== Dataset section ==
######

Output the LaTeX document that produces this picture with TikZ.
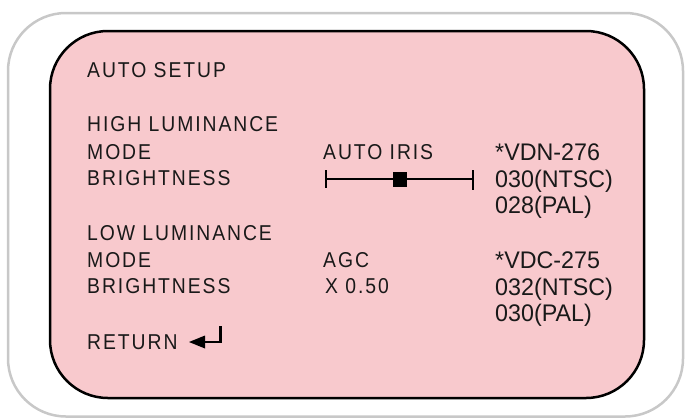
\documentclass[tikz,border=0pt]{standalone}
\usepackage{fontspec}
\newfontfamily\osdfont[FakeStretch=0.9,LetterSpace=9]{Liberation Sans}
\newfontfamily\valfont[FakeStretch=0.97]{Liberation Sans}
\definecolor{pinkfill}{RGB}{248,201,205}
\definecolor{greyframe}{RGB}{200,200,200}
\tikzset{
  lbl/.style={anchor=base west, inner sep=0pt, font=\osdfont\fontsize{21.5}{21.5}\selectfont, text=black!90},
  val/.style={anchor=base west, inner sep=0pt, font=\valfont\fontsize{24}{24}\selectfont, text=black!90},
  frame/.style={line width=2.5pt, rounded corners=58pt},
  bar/.style={line width=2pt, black}
}
\begin{document}
\begin{tikzpicture}[x=1pt,y=-1pt]
\useasboundingbox (0,0) rectangle (685,418);
\draw[frame, greyframe, fill=white] (8,13) rectangle (683,416.5);
\draw[frame, black, fill=pinkfill] (50,31) rectangle (644,398);

\node[lbl] (title) at (87,77) {AUTO SETUP};
\node[lbl] (high) at (87,131) {HIGH LUMINANCE};
\node[lbl] (mode1) at (87,159) {MODE};
\node[lbl] (bright1) at (87,185) {BRIGHTNESS};
\node[lbl] (low) at (87,240) {LOW LUMINANCE};
\node[lbl] (mode2) at (87,267) {MODE};
\node[lbl] (bright2) at (87,293) {BRIGHTNESS};
\node[lbl] (ret) at (87,349) {RETURN};

\node[lbl] (iris) at (323,159) {AUTO IRIS};
\node[lbl] (agc) at (323,267) {AGC};
\node[lbl] (gain) at (325,293) {X 0.50};

\node[val] (vdn) at (495,160) {*VDN-276};
\node[val] (ntsc1) at (495,187) {030(NTSC)};
\node[val] (pal1) at (495,213) {028(PAL)};
\node[val] (vdc) at (495,268) {*VDC-275};
\node[val] (ntsc2) at (495,295) {032(NTSC)};
\node[val] (pal2) at (495,321) {030(PAL)};

% slider
\coordinate (sl) at (326,179);
\coordinate (sr) at (473,179);
\draw[bar] (sl) -- (sr);
\draw[bar] (326,170) -- (326,188);
\draw[bar] (473,170) -- (473,190);
\fill[black] (393,172) rectangle (407,187);

% return arrow
\coordinate (rtip) at (189,342);
\fill[black] (rtip) -- (205,335.5) -- (205,348.5) -- cycle;
\draw[line width=2.5pt, black] (204,342) -- (220.5,342) -- (220.5,326);
\end{tikzpicture}
\end{document}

######

== Work to complete ==
Restate the material word for word from its first line through the line containing "(50,31) rectangle (644,398);", both included; the pictures do not belong in it.

== Written answer ==
Output the LaTeX document that produces this picture with TikZ.
\documentclass[tikz,border=0pt]{standalone}
\usepackage{fontspec}
\newfontfamily\osdfont[FakeStretch=0.9,LetterSpace=9]{Liberation Sans}
\newfontfamily\valfont[FakeStretch=0.97]{Liberation Sans}
\definecolor{pinkfill}{RGB}{248,201,205}
\definecolor{greyframe}{RGB}{200,200,200}
\tikzset{
  lbl/.style={anchor=base west, inner sep=0pt, font=\osdfont\fontsize{21.5}{21.5}\selectfont, text=black!90},
  val/.style={anchor=base west, inner sep=0pt, font=\valfont\fontsize{24}{24}\selectfont, text=black!90},
  frame/.style={line width=2.5pt, rounded corners=58pt},
  bar/.style={line width=2pt, black}
}
\begin{document}
\begin{tikzpicture}[x=1pt,y=-1pt]
\useasboundingbox (0,0) rectangle (685,418);
\draw[frame, greyframe, fill=white] (8,13) rectangle (683,416.5);
\draw[frame, black, fill=pinkfill] (50,31) rectangle (644,398);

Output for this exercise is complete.